Wednesday, September 18, 2013

Virginia Engels -- Beauty Kills the Beast


Photo:  J. Willis Sayre
Voted "Miss Streamline," out of a field of 250 Pacific Coast lovelies at San Francisco's Golden Gate International Exposition in April 1940, the striking blonde's other beauty titles included "Miss Los Angeles, 1940" and "The Orchid Queen."  As official hostess for the San Francisco Fair, Engels caught the eye of movie producer Joe Pasternak who cast her in a microscopic uncredited role in Universal's 1940 Deanna Durbin vehicle, It's a Date.  In fact, Engels was destined to become nothing more than uncredited "eye candy" in most of her 26 other feature appearances for studios like Universal, RKO and MGM in films like Arabian Nights (1942) as a "harem girl," From This Day Forward (1946) as "girl in the window," and her final role, "woman on trial" in MGM's 1952 Just This Once starring Janet Leigh.  Ironically, she had just appeared as an uncredited "inmate" in the 1950 Warner Bros. prison drama Caged when she was booked into a Hollywood police station on August 16, 1950 on suspicion of drunk driving.

Engels was effectively "out of the business" when she was arrested for the knife murder of her 47-year-old husband, Charles H. Brown, on June 8, 1954.  According to the 37-year-old former actress, her marriage to Brown, a parking lot attendant, was "hell."  Once married to radio store operator James Robert Dennis in 1946, she divorced him the next year.  Introduced to Brown by friends, Engels married him in 1950, but soon had cause for regret.  According to the one-time beauty queen, Brown "had a lot of meanness in him" that violently manifested itself in once a month beatings of his unhappy wife.  Engels walked out five times, but always came back after he tearfully promised to change.  The beatings continued and in November 1953 she was admitted to a Hollywood hospital with a broken shoulder after Brown knocked her down and stomped her.  One month before his death, the parking lot attendant slugged his wife in the mouth with a bottle.

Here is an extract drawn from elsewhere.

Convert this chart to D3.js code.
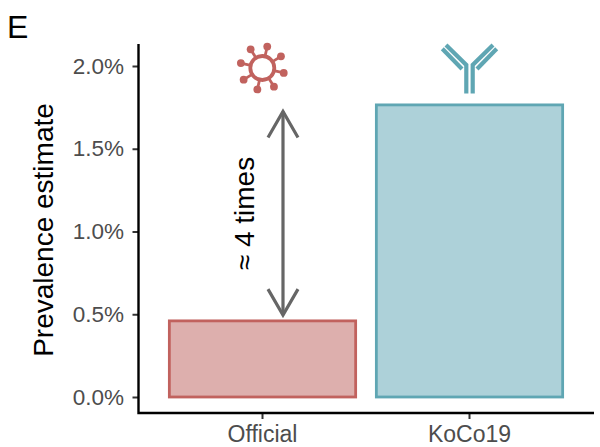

At 12:45 A.M. on June 8, 1954, Brown returned home to their apartment at 6027 Barton Avenue in Hollywood after a night of heavy drinking.  The couple argued, Brown punched her in the mouth, then went after Engels' father who had been living with them for a week while looking for another place to stay.  According to Engels, she picked up a 5" paring knife from a table to frighten Brown away when her drunken husband rushed her like a "madman."  She lashed out, Brown grabbed his chest, reeled into the bathroom, then moments later stumbled back out into the living room and, asking his wife to call a doctor, collapsed.  Engels called an ambulance, but Brown died around 1:00 A.M. at Hollywood Receiving Hospital without making a statement.  Following a coroner's inquet that ruled the actress was "probably criminally responsible" for Brown's death, Engels was formally charged with murder and bail set at $5,000.  At the time of his death, Brown's blood alcohol content was .15 percent, well above the legal level of intoxication.  A first trial ended on November 6, 1954 after a jury deadlocked 8-4 for acquittal.  Engels was acquitted in January 1955 after the jury in the second trial needed less than an hour to rule that she had acted in self-defense.  In what has since become almost a Hollywood cliche for beauty queens turned failed actresses, Engels lived alone and forgotten until making the news one last time.  Concerned that she had not seen her tenant for a couple of days, Engels' landlady let herself into the flat at 5200 Marathon Street on December 6, 1956, to find the former actress lying on the floor beside her bed.  "Miss Los Angeles, 1940" had died of meningitis hours earlier.